What You Want to Know Before Buying ETFs

In my previous post, I summarized the reasons I invested in ETFs (I currently have six PowerShares ETFs: PEY, PFM, PGJ, PHO, and PID), including

  • ETFs are priced as stocks;
  • Many ETFs are designed to track some popular indices;
  • The fees for sector ETFs are usually lower than their mutual fund counterparts;
  • ETFs can be purchased at any discount brokerage firm.

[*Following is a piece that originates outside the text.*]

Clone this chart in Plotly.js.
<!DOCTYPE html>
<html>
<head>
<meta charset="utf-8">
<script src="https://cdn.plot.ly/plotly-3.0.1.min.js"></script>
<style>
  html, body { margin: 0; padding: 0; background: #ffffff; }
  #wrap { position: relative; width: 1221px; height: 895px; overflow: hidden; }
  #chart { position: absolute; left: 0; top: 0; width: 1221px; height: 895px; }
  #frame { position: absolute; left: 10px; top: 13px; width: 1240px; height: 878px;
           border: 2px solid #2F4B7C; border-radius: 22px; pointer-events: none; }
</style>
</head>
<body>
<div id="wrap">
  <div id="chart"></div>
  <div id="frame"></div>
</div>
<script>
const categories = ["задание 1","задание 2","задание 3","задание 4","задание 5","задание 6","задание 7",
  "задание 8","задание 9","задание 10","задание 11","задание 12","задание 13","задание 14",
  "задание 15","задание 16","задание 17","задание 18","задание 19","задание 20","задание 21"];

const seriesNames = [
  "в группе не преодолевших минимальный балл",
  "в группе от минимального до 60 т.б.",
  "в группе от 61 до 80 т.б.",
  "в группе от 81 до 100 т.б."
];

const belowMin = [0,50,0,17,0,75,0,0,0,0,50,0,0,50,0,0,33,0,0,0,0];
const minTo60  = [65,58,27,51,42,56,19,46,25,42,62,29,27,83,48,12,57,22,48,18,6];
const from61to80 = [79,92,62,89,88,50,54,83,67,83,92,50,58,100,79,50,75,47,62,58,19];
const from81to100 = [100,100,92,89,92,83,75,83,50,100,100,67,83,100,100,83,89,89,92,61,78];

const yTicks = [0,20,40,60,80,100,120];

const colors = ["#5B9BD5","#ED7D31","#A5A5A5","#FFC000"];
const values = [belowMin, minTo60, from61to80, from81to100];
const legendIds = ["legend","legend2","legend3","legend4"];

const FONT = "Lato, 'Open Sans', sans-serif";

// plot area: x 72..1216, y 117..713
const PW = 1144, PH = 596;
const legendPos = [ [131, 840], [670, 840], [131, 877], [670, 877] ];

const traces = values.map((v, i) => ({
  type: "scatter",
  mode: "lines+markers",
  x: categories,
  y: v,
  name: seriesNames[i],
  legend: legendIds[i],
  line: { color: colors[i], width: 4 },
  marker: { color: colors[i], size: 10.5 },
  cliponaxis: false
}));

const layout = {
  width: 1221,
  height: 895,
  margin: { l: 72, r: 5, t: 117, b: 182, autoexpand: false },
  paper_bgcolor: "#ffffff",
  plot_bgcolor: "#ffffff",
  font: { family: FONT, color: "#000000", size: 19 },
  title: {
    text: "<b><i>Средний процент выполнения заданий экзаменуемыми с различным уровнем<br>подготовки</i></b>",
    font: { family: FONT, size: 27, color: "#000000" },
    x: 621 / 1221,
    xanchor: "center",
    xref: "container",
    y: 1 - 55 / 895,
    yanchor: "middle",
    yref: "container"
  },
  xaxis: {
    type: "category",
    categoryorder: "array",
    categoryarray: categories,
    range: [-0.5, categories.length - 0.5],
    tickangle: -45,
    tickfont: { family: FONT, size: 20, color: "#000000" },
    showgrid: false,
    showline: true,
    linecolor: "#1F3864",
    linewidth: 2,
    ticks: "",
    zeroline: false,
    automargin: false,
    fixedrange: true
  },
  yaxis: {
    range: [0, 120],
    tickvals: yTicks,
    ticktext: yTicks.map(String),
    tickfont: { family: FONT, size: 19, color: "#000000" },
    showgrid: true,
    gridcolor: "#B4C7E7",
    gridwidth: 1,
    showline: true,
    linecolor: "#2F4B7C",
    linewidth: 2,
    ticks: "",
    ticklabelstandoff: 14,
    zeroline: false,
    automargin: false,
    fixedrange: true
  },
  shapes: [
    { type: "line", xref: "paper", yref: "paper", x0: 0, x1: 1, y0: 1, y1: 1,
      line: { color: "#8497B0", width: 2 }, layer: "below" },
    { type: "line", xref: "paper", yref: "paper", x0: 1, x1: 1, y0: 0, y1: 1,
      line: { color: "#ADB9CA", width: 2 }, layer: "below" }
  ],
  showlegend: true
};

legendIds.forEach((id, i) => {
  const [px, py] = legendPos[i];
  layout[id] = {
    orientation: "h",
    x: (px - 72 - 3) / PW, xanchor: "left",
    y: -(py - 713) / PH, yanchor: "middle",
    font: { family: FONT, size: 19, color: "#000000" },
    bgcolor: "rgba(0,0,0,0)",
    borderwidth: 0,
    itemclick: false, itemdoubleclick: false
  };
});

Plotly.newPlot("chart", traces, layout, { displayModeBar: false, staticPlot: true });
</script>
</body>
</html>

And my main concern is the cost (i.e., commissions for buying ETFs). Today, Sue Stevens at Morningstar offers a comprehensive list of Pros and Cons that every investor needs to know before buying ETFs.

Why you want to buy ETFs:

  • Tax efficiency: Distributions from ETFs usually happen less often than from traditional mutual funds.
  • Cost efficiency: Lower annual costs than even some index mutual funds.
  • Flexible trading: ETFs can be traded at any time of the day.
  • Various prices throughout the day: Since ETFs are priced as stocks, investors can purchase ETF shares at different price levels.
  • No minimum investment: You don’t have to have $1000, $2000, or $3000 in your account to buy ETFs.
  • Wide variety of asset classes: Just like sector mutual funds, there are ETFs covering every sector.
  • True global product: You can buy and sell ETFs any where in the world.
  • Style consistency: With sector-tracking ETFs, it’s possible to be more effective in maintaining your overall investment style with ETFs than with actively managed mutual funds.
  • Broad scope of investment options.

Why you should think twice before investing in ETFs:

  • Occasional unwanted distributions: Some ETFs do distribute capital gains (but mutual funds do as well).
  • Brokerage fees: By far, the biggest concern may be the commissions you have to pay for trading ETFs, unless you can find a firm that offers free trades (like Zecco?)
  • Bid/ask spread issues: Especially for low-volume ETFs, you may end up buying an ETF at a premium and selling at a discount (the same as stocks).
  • Liquidity, low trading volumes, settlement concerns: When you want to sell your ETF shares, there may not be a buyer right away.
  • May not replicate returns of underlying portfolio: Tracking error, management expenses, and the liquidity of the market the ETF targets may result in inferior performance.